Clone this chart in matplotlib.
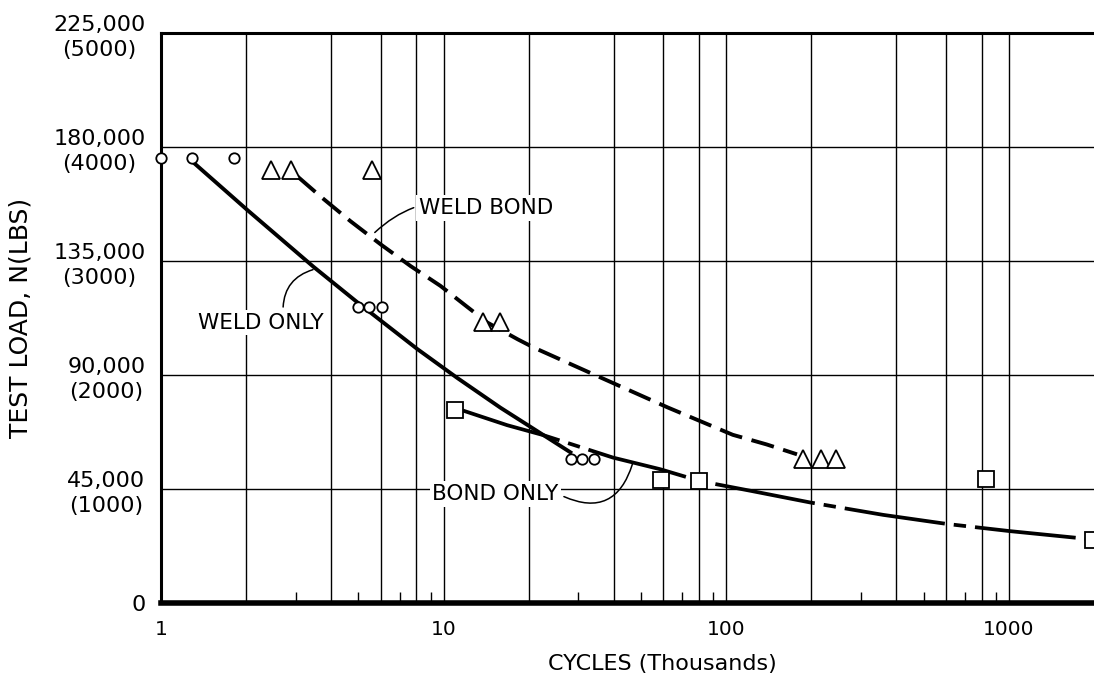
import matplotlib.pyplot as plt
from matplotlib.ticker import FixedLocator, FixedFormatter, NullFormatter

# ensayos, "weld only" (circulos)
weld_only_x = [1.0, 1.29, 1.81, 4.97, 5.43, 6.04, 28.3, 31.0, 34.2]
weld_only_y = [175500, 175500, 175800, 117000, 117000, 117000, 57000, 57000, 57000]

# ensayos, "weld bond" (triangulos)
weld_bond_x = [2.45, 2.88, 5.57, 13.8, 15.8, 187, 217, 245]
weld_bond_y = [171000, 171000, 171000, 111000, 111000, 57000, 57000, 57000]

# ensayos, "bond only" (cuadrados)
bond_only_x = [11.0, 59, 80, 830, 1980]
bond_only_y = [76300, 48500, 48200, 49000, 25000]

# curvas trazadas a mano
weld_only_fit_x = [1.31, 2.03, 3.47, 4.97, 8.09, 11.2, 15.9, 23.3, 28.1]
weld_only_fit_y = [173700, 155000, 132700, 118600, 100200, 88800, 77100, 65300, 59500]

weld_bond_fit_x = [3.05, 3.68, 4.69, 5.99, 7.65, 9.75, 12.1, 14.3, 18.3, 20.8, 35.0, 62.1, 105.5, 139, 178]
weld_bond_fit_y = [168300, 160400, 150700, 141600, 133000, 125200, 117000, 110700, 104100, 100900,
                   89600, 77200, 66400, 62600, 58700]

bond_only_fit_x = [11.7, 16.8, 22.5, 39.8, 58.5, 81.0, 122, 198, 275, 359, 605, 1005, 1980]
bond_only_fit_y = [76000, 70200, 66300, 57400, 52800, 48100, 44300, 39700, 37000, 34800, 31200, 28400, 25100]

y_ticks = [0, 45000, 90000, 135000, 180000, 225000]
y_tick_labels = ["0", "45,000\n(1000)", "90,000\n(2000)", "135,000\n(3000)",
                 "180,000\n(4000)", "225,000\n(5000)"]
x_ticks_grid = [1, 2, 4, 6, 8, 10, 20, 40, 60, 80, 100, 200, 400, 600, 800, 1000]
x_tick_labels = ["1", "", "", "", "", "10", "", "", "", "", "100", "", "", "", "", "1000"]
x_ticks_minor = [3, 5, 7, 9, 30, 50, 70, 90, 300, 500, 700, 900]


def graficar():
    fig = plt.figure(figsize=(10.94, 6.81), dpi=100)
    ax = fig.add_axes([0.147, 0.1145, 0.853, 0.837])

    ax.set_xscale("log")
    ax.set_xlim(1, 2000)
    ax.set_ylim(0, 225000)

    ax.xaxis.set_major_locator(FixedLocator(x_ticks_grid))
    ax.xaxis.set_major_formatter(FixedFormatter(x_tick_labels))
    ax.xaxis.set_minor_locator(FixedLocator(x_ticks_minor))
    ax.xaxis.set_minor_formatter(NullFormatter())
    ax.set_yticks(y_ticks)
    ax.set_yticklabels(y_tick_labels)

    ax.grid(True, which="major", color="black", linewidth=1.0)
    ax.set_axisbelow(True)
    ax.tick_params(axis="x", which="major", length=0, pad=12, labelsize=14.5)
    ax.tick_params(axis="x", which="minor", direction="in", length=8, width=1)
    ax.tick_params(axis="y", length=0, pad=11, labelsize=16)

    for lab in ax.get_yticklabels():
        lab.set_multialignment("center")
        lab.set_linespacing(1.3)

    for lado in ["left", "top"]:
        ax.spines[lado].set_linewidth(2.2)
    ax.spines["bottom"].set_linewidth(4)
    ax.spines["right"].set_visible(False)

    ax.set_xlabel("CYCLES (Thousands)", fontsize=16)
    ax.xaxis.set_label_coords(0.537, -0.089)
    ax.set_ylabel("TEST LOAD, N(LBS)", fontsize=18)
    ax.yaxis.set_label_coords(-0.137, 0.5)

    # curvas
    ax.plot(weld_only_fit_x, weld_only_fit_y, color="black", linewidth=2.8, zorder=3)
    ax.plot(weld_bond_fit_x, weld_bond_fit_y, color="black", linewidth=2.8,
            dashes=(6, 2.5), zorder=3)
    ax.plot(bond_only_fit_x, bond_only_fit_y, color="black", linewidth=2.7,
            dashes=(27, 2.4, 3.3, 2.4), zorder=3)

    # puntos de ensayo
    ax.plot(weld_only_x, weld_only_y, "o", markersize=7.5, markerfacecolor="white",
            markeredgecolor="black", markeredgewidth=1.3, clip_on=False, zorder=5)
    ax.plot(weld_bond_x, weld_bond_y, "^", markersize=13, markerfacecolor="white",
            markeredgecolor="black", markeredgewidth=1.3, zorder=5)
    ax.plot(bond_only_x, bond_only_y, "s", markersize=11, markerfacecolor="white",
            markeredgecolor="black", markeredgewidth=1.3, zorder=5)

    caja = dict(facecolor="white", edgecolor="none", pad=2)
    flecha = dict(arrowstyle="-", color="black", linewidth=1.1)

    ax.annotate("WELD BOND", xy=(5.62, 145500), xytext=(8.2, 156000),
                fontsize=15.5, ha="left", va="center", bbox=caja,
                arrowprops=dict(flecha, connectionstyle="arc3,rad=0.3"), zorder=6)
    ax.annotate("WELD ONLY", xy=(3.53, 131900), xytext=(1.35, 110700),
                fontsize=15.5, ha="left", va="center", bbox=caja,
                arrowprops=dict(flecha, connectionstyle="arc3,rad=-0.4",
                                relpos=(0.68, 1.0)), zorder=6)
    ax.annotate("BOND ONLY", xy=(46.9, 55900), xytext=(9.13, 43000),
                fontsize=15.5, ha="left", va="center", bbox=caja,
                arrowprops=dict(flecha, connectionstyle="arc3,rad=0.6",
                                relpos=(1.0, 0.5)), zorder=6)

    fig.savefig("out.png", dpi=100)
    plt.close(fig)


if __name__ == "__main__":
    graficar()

* * *

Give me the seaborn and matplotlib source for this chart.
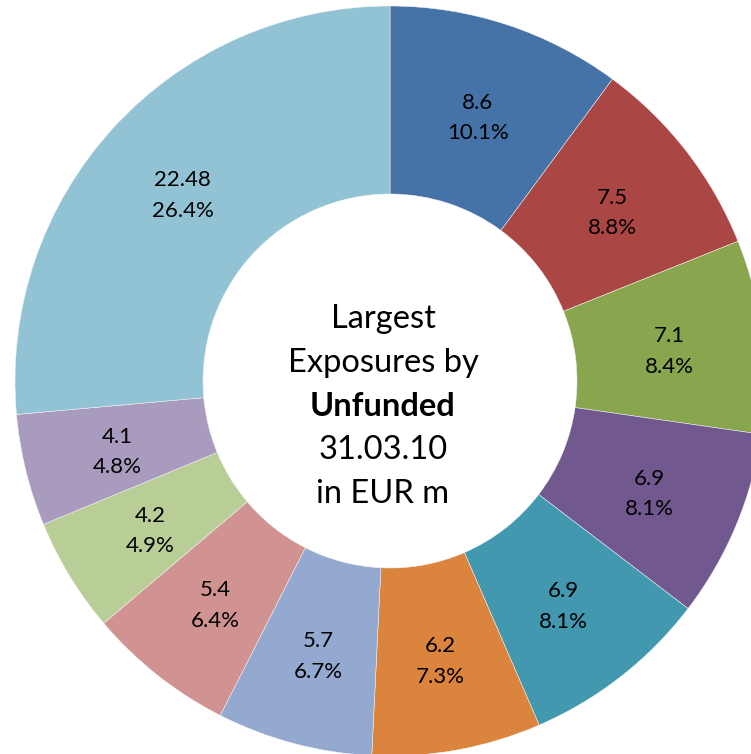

...

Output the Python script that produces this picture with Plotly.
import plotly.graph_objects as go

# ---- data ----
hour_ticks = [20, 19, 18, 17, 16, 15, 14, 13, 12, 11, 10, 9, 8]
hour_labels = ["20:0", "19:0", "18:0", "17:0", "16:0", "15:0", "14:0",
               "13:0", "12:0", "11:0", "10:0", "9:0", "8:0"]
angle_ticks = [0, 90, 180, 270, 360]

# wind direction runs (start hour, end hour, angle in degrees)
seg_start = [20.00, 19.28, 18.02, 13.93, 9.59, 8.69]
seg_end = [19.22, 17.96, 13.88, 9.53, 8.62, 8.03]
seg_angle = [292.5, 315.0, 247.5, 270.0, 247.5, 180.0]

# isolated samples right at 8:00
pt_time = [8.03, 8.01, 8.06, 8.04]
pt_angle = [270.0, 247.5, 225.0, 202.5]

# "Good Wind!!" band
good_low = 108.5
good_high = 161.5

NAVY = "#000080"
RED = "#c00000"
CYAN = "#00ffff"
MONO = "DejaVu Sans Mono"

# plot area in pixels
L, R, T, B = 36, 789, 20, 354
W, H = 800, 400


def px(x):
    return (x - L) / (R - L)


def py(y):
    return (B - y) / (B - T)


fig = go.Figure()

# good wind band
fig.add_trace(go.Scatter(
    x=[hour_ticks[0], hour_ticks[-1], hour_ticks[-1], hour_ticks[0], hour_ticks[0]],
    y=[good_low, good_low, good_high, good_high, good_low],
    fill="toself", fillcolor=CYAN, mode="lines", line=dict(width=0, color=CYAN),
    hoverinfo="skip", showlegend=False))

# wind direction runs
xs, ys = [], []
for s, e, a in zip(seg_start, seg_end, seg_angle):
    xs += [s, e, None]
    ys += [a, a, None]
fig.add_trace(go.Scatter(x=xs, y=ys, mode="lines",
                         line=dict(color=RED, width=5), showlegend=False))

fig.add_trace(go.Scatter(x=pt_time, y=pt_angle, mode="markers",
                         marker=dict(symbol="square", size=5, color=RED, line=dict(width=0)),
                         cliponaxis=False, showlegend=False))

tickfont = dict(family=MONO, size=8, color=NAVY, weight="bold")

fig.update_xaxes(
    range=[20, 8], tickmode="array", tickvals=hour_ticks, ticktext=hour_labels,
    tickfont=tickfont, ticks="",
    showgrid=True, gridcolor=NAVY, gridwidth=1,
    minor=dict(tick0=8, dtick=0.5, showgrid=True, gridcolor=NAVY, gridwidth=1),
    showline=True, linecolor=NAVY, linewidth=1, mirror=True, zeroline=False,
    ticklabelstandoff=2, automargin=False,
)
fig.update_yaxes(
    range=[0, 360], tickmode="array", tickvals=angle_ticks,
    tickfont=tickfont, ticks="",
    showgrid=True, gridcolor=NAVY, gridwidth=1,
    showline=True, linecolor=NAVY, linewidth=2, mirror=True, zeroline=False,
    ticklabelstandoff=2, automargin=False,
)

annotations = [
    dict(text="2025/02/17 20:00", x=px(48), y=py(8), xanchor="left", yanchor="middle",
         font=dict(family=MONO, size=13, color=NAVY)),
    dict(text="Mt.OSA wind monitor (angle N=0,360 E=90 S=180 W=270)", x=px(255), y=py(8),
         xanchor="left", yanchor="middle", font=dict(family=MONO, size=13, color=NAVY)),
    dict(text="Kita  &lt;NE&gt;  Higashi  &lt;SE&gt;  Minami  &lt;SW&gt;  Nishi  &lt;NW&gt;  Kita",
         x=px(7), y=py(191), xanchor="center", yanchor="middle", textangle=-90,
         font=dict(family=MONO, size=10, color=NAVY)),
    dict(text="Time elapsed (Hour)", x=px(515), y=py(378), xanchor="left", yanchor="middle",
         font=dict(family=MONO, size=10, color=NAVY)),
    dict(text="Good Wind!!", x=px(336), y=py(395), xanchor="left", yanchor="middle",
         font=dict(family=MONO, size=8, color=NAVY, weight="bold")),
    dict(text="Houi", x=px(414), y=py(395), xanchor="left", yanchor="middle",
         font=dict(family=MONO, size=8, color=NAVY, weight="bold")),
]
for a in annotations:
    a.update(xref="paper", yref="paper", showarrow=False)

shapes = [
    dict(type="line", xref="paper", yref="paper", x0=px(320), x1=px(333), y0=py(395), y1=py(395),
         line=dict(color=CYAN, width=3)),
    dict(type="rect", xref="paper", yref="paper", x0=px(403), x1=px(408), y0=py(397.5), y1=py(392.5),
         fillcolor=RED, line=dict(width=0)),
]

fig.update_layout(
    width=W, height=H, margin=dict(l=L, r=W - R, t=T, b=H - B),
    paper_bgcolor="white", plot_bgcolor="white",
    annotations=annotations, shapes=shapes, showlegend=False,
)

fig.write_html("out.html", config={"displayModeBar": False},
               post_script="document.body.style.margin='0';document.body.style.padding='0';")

_OBJECTIVE:_ Start at the line with "Output the Python" and stop after the line with "import plotly.graph_objects as go". Repeat exactly the lines in that range.

_REPLY TO THE TASK:_
Output the Python script that produces this picture with Plotly.
import plotly.graph_objects as go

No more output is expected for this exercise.